ヨーロッパの最初の国際通貨協調の試みで、また当時の欧州各国通貨間の為替変動をある一定内に収めることを目的としたもので、ウェルナー報告書の提案(為替相場の変動減少のための協調)を具現化した措置でした。
目次:コンテンツ構成
スネーク制度の仕組み
スネーク制度は、欧州共同体(EC)の加盟国が相互の為替相場を上下2.25%に管理する仕組みである「スネーク」と、各国が対ドル相場を上下4.5%に管理する仕組みである「トンネル」から構成されていました。
また、本制度では、ECの加盟国間の為替相場の「為替平価」と上限・下限(介入点)を示す「平価の格子表(パリティグリッド表)」が作成されました。
※欧州共同体:European Community(EC)
スネーク制度の背景
1971年のニクソン・ショックの後、スミソニアン協定で各国が対ドル相場を上下2.25%以内に抑えることが合意されましたが、この変動幅ではECの加盟国間の為替変動が過剰に大きくなる可能性がありました(二つの通貨間で増価と減価が同時に起こると、最大9%の変動幅となった)。

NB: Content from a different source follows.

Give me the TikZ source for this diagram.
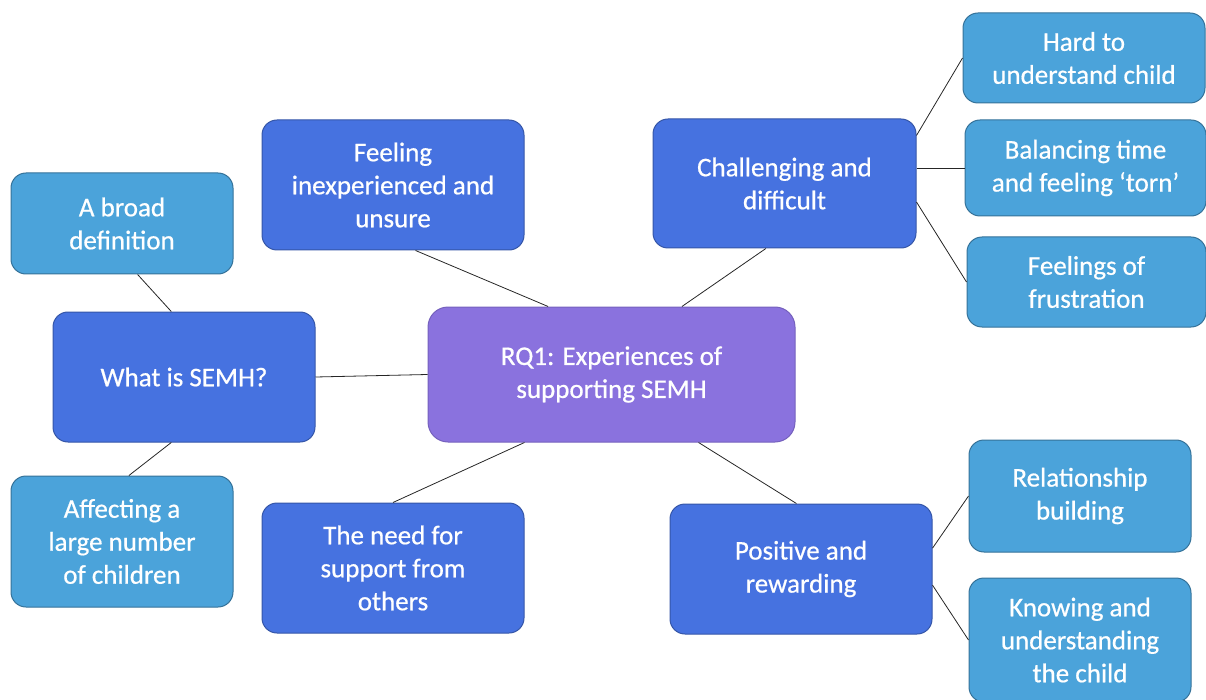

このような状況に対して、ECの加盟国間で相互の為替相場を上下2.25%以内(スミソニアン協定で規定された対ドル上下2.25%の変動幅から導かれる上下4.5%よりも縮小)に抑えることで、過剰な為替変動を抑えるものとして「スネーク制度(Snake in the tunnel)」が考案されました。
スネーク制度の導入と崩壊
スネーク制度は、1970年代にヨーロッパで実施された、最初の単一の為替変動幅の試みでした。
●1972年4月にバーゼル協定が締結され、フランス、西ドイツ、イタリア、ベルギー、オランダ、ルクセンブルクの6カ国の間で「スネーク制度」が導入された(その後、イギリス、アイルランド、デンマーク、スウェーデン、ノルウェーが参加した)。
●1973年に米国が完全な変動相場制に移行し、米ドルが完全に自由に変動するようになって、スネーク制度の中の「トンネル」は崩壊した。一方で、スネークについては、参加国間で「トンネル無しのスネーク」として継続されることになった。
●1976年の通貨危機後、スネークに残った国は、西ドイツ、ベルギー、オランダ、ルクセンブルク、デンマーク、ノルウェー、スウェーデンのみで、事実上のドイツマルク圏となった(ドイツマルクを中心とした「ミニスネーク」と呼ばれ、安定的に推移した)。
●1978年にブリュッセル首脳会議において、「欧州通貨制度(EMS)」の創設が決定され、またEMSは、ウエルナー報告書で明示された「経済通貨同盟(EMU)」を最終的な目標とする安定通貨圏として1979年に発足した。なお、この制度下で、1981年に加盟国の通貨の加重平均を取った「欧州通貨単位(ECU)」を導入した。